Hydrosilylation of imines for transformation of silicon-nitrogen bonds to carbon-nitrogen bonds by hypervalent iodide

            Based on the mechanistic rationale for hydrosilylation of imines to form in-situ silyl-amines (e.g. 10, Figure 1) we investigated this route with the plan to add oxidants to cause the rearrangement to yield the desired amines. We first began investigating N-Boc aldimines 11 with tetrahydroquinoline 1c using BCF catalyst.  Allowing the reaction to proceed and followed by either aqueous or silica plug work up, the free amine 13 was isolated in 52% yield (Eq. 1).  This demonstrated that silane 1c can interact with BCF and hydrosilylation could occur with this substrate, but even if silylamine 12 could be forming in the reaction, it was not isolated.
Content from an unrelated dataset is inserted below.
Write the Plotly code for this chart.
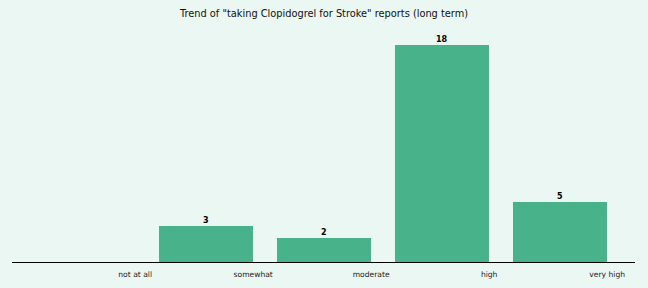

Figure 1. Mechanism of Hydrosilylation of Imines with BCF as an alternative route to access silylamines

            Understanding that the silylamine 12 could not be isolated, we sought to generate the silylamine in-situ followed by addition hypervalent iodide species that could cause the rearrangement to form the carbon-nitrogen bond to access amine 14.  Aldimines 10a,b was complexed with catalytic amounts of BCF followed by addition of silane 9.  However, no additional product formation was observed by TLC. When the hypervalent idodide species (e.g. 15 or 16) was added to the reaction the reaction solution turned green within 1 h (Figure 2).  Based on TLC, the N-iodosuccinimide (16) consumed the silane but ESI-MS and ¹H NMR did not indicate product formation.  The I(III) source 15 was less reactive then 16 and again nothing could be identified. We hypothesized that the in-situ conversion of the silylamine to amine 14 was unsuccessful because low conversion to the silylamine was observed and the resulting nitrogen-silicon bond was too labile. Additionally, it appears that once the iodide species were added to the reaction mixture, the iodide assisted in the cleavage of the nitrogen silicon bond instead of the desired migration.

Figure 2. Hydrosilylation of imines followed by I(III) oxidation

Rhodium-catalyzed selective C-H insertion into tetrahydroquinolines over silanes

In parallel to investigating a silicon-nitrogen bond forming reaction in the aza-Tamao-Fleming reaction, we also investigated a method to access silicon-carbon bonds by inserting a reactive diazo species into the Si-X bond of a silane or silylfluoride.  Additionally, we envisioned that under the right conditions the newly formed carbon-silicon bond could be rearranged to form a new carbon-carbon bond. The use of donor-acceptor diazo compounds has become an increasingly important area of research for C-H activation as well as for insertion of Si-H bonds.  A model donor-acceptor diazo compound 19 was prepared from benzylacetate 17 and a diazo-transfer reagent 18 in moderate yields (64%). Diazo 19 was then complexed with Rh₂(OAc)₄ and silyl-containing tetrahydroquinoline 9; however, insertion into the Si-H bond was not observed.  What was observed was insertion of benzylacetate into the aromatic ring para to the amino directing group, forming 20 in modest yields (47%) (Scheme 2).  Furthermore, a second addition of benzylacetate into the aromatic ring was also identified as a minor product 22 of the reaction by ESI-MS and ¹H NMR spectroscopy. Testing an unsilylated tetrahydroquinoline in the diazo addition reaction with Rh₂(OAc)₄, resulted in products with similar substitution patterns, suggesting that the reactivity is not to be into the presence of the silyl group.

Scheme 2. Rh₂(OAc)₄ catalyzed diazo additions to tetrahydroquinolines

            Currently, the benefits and goals remain the same but our methodology involves a new strategy. Based on our preliminary results which have yielded no desired transformation, we have now designed a new strategy for transformation that will hypothesize will address the challenges identified.  We still have plans to investigate alternative mechanistic approaches with azides and Rh-nitrene reagents.

Advancing Scientific Education and Student training

To date, this project has contributed to the scientific education and laboratory training of two graduate students who have been trained in synthesis, methodology development, and chemical analysis. An additional graduate student also contributed to the development and preliminary results for the project, but was not funded by the grant. In the upcoming year, the combination of synthesis and mechanistic investigations will provide excellent training for one new graduate student (TBD) and an undergraduate student (TBD) who will begin to work on the next phase of the research goals.